When Chris and I took foster parenting classes, we learned a lot about how people, and especially kids, process change. They don't like it either. They said kids who are in foster care will cry and yearn for their "old home" even if it's a mattress on the floor over a new room that is fully furnished with new toys.
I also think of Jude, who dislikes change on a daily basis. He has the same lunch everyday: a beef stick, a cheese stick, a fruit snack, a piece of chocolate and apple juice. As brilliant parents, we decided to buy some local beef and have it processed. We bought ten pounds of beef sticks. Jude took one bite, and said no thanks and that was that. His preference was Old Wisconsin beef sticks. So, we went back to what he likes. Some battles are worth it; but lunch is not one of them.
I saw another group of people dislike change recently. It was over soup. Campbell's changed their recipe for Chicken and Stars soup. They made the stars into actual pasta-shaped stars. I'll admit, I didn't like it either. There was something nostalgic about the original recipe with the small stars. I tried to find the original with no luck. A quick online search led me to a post on Campbell's Facebook page. There were hundreds of comments, all negative, about the change.
Good news. As you can see, they are bringing it back.
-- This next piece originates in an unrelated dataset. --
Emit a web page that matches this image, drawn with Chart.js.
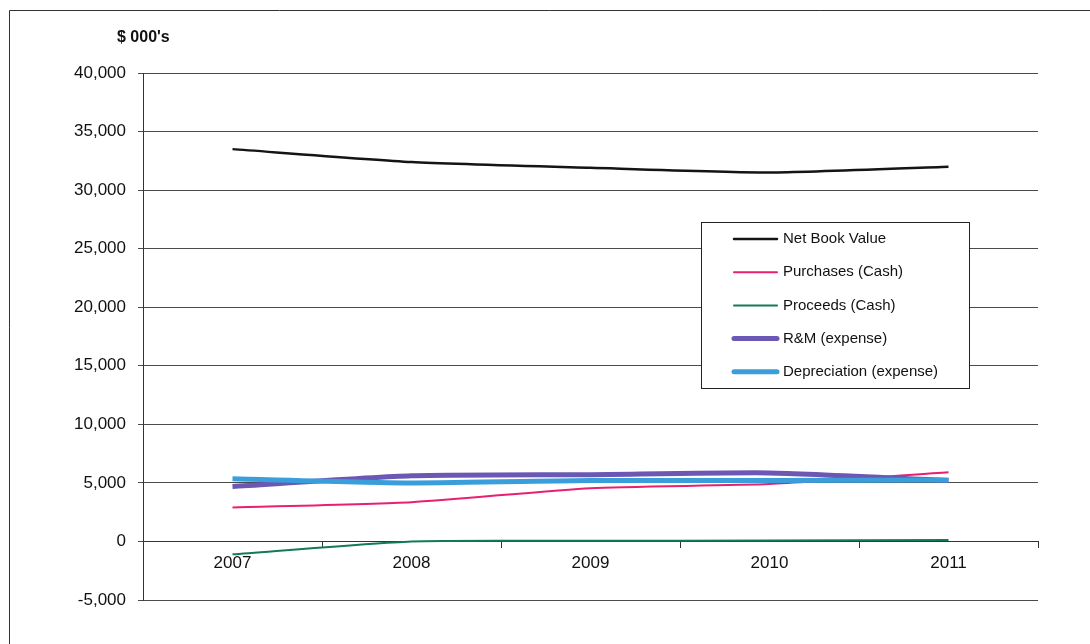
<!DOCTYPE html>
<html>
<head>
<meta charset="utf-8">
<script src="https://cdn.jsdelivr.net/npm/chart.js@4/dist/chart.umd.min.js"></script>
<style>
  html, body { margin: 0; padding: 0; background: #ffffff; }
  #wrap { width: 1090px; height: 644px; }
</style>
</head>
<body>
<div id="wrap"><canvas id="chart" width="1090" height="644"></canvas></div>
<script>
// Fixed-asset figures, $ thousands
const years = ['2007', '2008', '2009', '2010', '2011'];
const netBookValue = [33500, 32400, 31900, 31500, 32000];
const purchasesCash = [2900, 3350, 4550, 4900, 5900];
const proceedsCash = [-1100, 0, 50, 80, 120];
const rmExpense = [4700, 5600, 5700, 5850, 5200];
const depreciationExpense = [5350, 5000, 5200, 5200, 5250];

const seriesNames = ['Net Book Value', 'Purchases (Cash)', 'Proceeds (Cash)', 'R&M (expense)', 'Depreciation (expense)'];
const unitLabel = "$ 000's";
const yMin = -5000, yMax = 40000, yStep = 5000;

const FONT = '"Liberation Sans", Arial, sans-serif';

// White page with the frame on its top and left edges, plus the unit caption
const framePlugin = {
  id: 'frame',
  beforeDraw(chart) {
    const ctx = chart.ctx;
    ctx.save();
    ctx.fillStyle = '#ffffff';
    ctx.fillRect(0, 0, chart.width, chart.height);
    ctx.strokeStyle = '#333333';
    ctx.lineWidth = 1;
    ctx.beginPath();
    ctx.moveTo(9.5, chart.height);
    ctx.lineTo(9.5, 10.5);
    ctx.lineTo(chart.width, 10.5);
    ctx.stroke();
    ctx.fillStyle = '#111111';
    ctx.font = 'bold 16px ' + FONT;
    ctx.textBaseline = 'middle';
    ctx.textAlign = 'left';
    ctx.fillText(unitLabel, 117, 38);
    ctx.restore();
  }
};

// Boxed legend sitting inside the plot area
const boxLegendPlugin = {
  id: 'boxLegend',
  afterDatasetsDraw(chart) {
    const ctx = chart.ctx;
    const x0 = 701.5, y0 = 222.5, w = 268, h = 166;
    ctx.save();
    ctx.fillStyle = '#ffffff';
    ctx.fillRect(x0, y0, w, h);
    ctx.strokeStyle = '#222222';
    ctx.lineWidth = 1;
    ctx.strokeRect(x0, y0, w, h);
    ctx.font = '15px ' + FONT;
    ctx.textBaseline = 'middle';
    ctx.textAlign = 'left';
    chart.data.datasets.forEach((ds, i) => {
      const y = 239 + i * 33.2;
      ctx.strokeStyle = ds.borderColor;
      ctx.lineWidth = ds.borderWidth;
      ctx.lineCap = 'round';
      ctx.beginPath();
      ctx.moveTo(734, y);
      ctx.lineTo(777, y);
      ctx.stroke();
      ctx.fillStyle = '#111111';
      ctx.fillText(ds.label, 783, y);
    });
    ctx.restore();
  }
};

const seriesValues = [netBookValue, purchasesCash, proceedsCash, rmExpense, depreciationExpense];
const seriesColors = ['#141414', '#e8206f', '#127a55', '#6a58b4', '#3a9edb'];
const seriesWidths = [2.5, 2, 2, 5, 5];

const datasets = seriesNames.map((name, i) => ({
  label: name,
  data: seriesValues[i],
  borderColor: seriesColors[i],
  backgroundColor: seriesColors[i],
  borderWidth: seriesWidths[i],
  pointRadius: 0,
  tension: 0.2,
  fill: false,
  order: seriesNames.length - i
}));

new Chart(document.getElementById('chart'), {
  type: 'line',
  data: { labels: years, datasets },
  plugins: [framePlugin, boxLegendPlugin],
  options: {
    responsive: false,
    animation: false,
    layout: { padding: { left: 0, right: 52, top: 73, bottom: 44 } },
    plugins: {
      legend: { display: false },
      tooltip: { enabled: false },
      title: { display: false }
    },
    scales: {
      x: {
        position: { y: 0 },
        offset: true,
        afterFit(scale) { scale.height = 0; },
        grid: {
          display: true,
          offset: true,
          drawOnChartArea: false,
          drawTicks: true,
          tickLength: 6,
          color: '#333333'
        },
        border: { display: true, color: '#333333', width: 1 },
        ticks: {
          color: '#111111',
          font: { family: FONT, size: 17 },
          padding: 6,
          maxRotation: 0
        }
      },
      y: {
        min: yMin,
        max: yMax,
        afterFit(scale) { scale.width = 143; },
        grid: {
          color: '#4a4a4a',
          lineWidth: 1,
          drawTicks: true,
          tickLength: 5
        },
        border: { display: true, color: '#333333', width: 1 },
        ticks: {
          stepSize: yStep,
          color: '#111111',
          font: { family: FONT, size: 17 },
          padding: 12,
          callback: (v) => Number(v).toLocaleString('en-US')
        }
      }
    }
  }
});
</script>
</body>
</html>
I frequently look back at old memories on Facebook with mixed emotion. I see little Lucy the age Anna is now and I miss the little person that she was. I see little Jude who endured so much before the age of two and I am sad. I see little Anna and remember how I hoped she'd become a Corkery and I was so scared. I see Chris and me and we look so youthful and I am proud of what we've come through.
And yet, I look at each of us now, and I wonder what amazing things each of us will do in the future, especially the kids. I realize now that it's okay to yearn for the past and allow a moment for reflection. Change is hard, but if we keep one foot in front of the other and move toward the future together - change is good.